Case Name: Merck & Cie v. Watson Labs., Inc., 2015-2063, -2064, 2016 U.S. App. LEXIS 8782 (Fed. Cir. May 13, 2016) (Circuit Judges Dyk, Mayer, and Hughes presiding; Opinion by Mayer, J.) (Appeal from D. Del., Andrews, J.)
Drug Product and Patents-in-Suit: Safyral® and Beyaz® (drospirenone / ethinyl estradiol / levomefolate calcium); U.S. Patent No. 6,441,168 (“the ’168 patent”)

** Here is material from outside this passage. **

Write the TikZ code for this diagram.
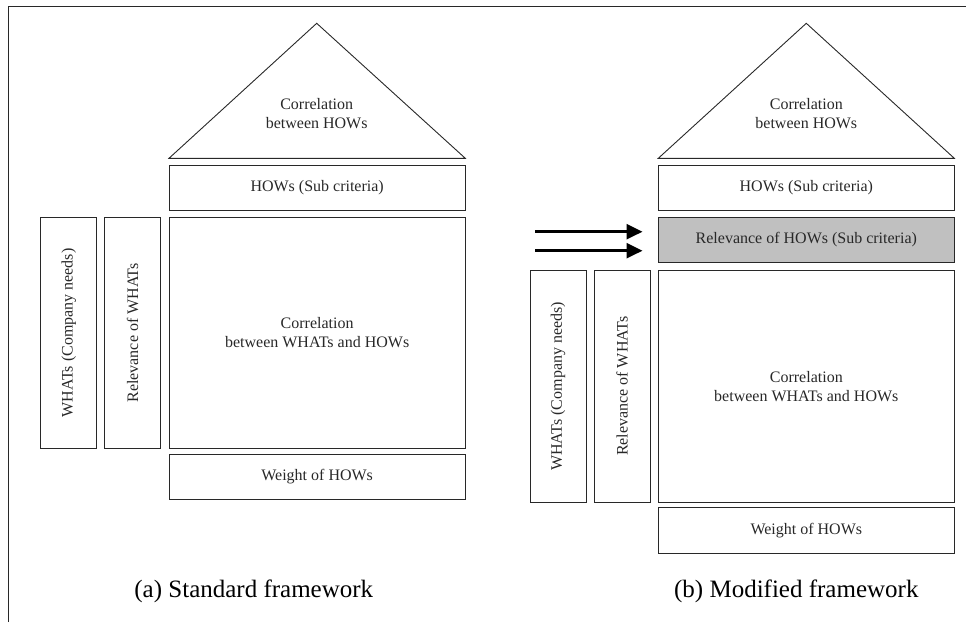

Nature of the Case and Issue(s) Presented: In 1997, Merck and Weider Nutrition International, Inc. (“Weider”) began exploring a strategic partnership related to the sale of dietary supplements. The first major project concerned the marketing and distribution of a crystalline calcium salt of a tetrahydrofolic acid (“MTHF”), a compound covered by claim 4 of the ‘168 patent. In August 1998, Weider notified Merck that it was no longer interested in forming a joint venture to market MTHF but that it would like to purchase two kilograms of MTHF on a stand-alone basis. Weider needed information on the price for the product. In response, on September 9, 1998, Merck sent Weider a fax stating requesting the delivery address and to whom the delivery should be made, and setting a price of $25,000/kg of MTHF and further acknowledging an amount of 2 kg. On September 16, 1998, Weider responded to Merck that Weider would order 2 kg for delivery to its Salt Lake City, Utah facility, and further asked Merck to provide the information needed to complete Weider’s purchase order, including the “[s]pecification sheet for the raw material outlining physical, analytical, and microbial characteristics” of the MTHF product as well as the “material safety data sheets.” On September 25, 1998, Merck sent Weider a specification and analytical data sheet for the MTHF product. On October 8, 1998, Merck sent Weider a letter confirming that it had placed a “first order” for 2 kg of MTHF. On January 9, 1999, Weider sent Merck an e-mail message noting that the parties had made a mutual decision to cancel Weider’s existing order for MTHF.
The district court determined that MTHF was ready for patenting by September 1998, but it concluded that there had been no invalidating commercial offer for sale or sale of the product because the September 9, 1998 fax Merck sent to Weider was not sufficiently definite to qualify as a commercial offer, because it did not include “important safety and liability terms.” Watson appealed the final judgment of the district court, which held that claim 4 of the ’168 patent was not invalid under the on-sale bar of 35 U.S.C. § 102(b). The Federal Circuit reversed.
Why Watson Prevailed: The issue on appeal centered on whether the September 9, 1998 fax was an invalidating commercial offer to sell the claimed product. The Federal Circuit found that the fax was not an unsolicited price quote sent to numerous potential customers. To the contrary, it was sent in direct response to Weider’s request to purchase 2 kg of MTHF and provided essential price, delivery, and payment terms, or all the required elements to qualify as a commercial offer for sale. Merck argued that the fax was not an invalidating commercial offer because neither Weider nor Merck ever acted as if Merck had made a binding offer to sell MTHF. The Federal Circuit disagreed because the record evidence suggested otherwise. Weider sent Merck a confirmatory e-mail message and asked for the “MTHF safety data sheets” and the “certificate of analysis” it needed to complete its purchase order, which Merck subsequently provided. Thus, both parties acted as if the fax were an offer for sale.
The district court based its decision on the fact that MTHF was “a potentially dangerous new drug,” and important safety and liability terms, which Merck’s expert testified were standard in the industry, were missing. The Federal Circuit did not find this reasoning persuasive. First, the record did not show that MTHF was a dangerous new drug. To the contrary, as Merck represented to the district court, MTHF was “sold as a folate supplement, similar to folic acid in most people’s common understanding.” Second, Merck’s witness’ testimony could not trump the unambiguous documentary record. Although the witness testified that Merck would not have sold MTHF to Weider without first resolving certain safety and liability issues, his post hoc testimony could not override what was abundantly plain from the price, quantity, and delivery terms on the face of the September 9, 1998 fax. Simply put, a witness’ testimony—which was given in May 2015 about events occurring nearly seventeen years before—could not supersede the contemporaneous documentary evidence.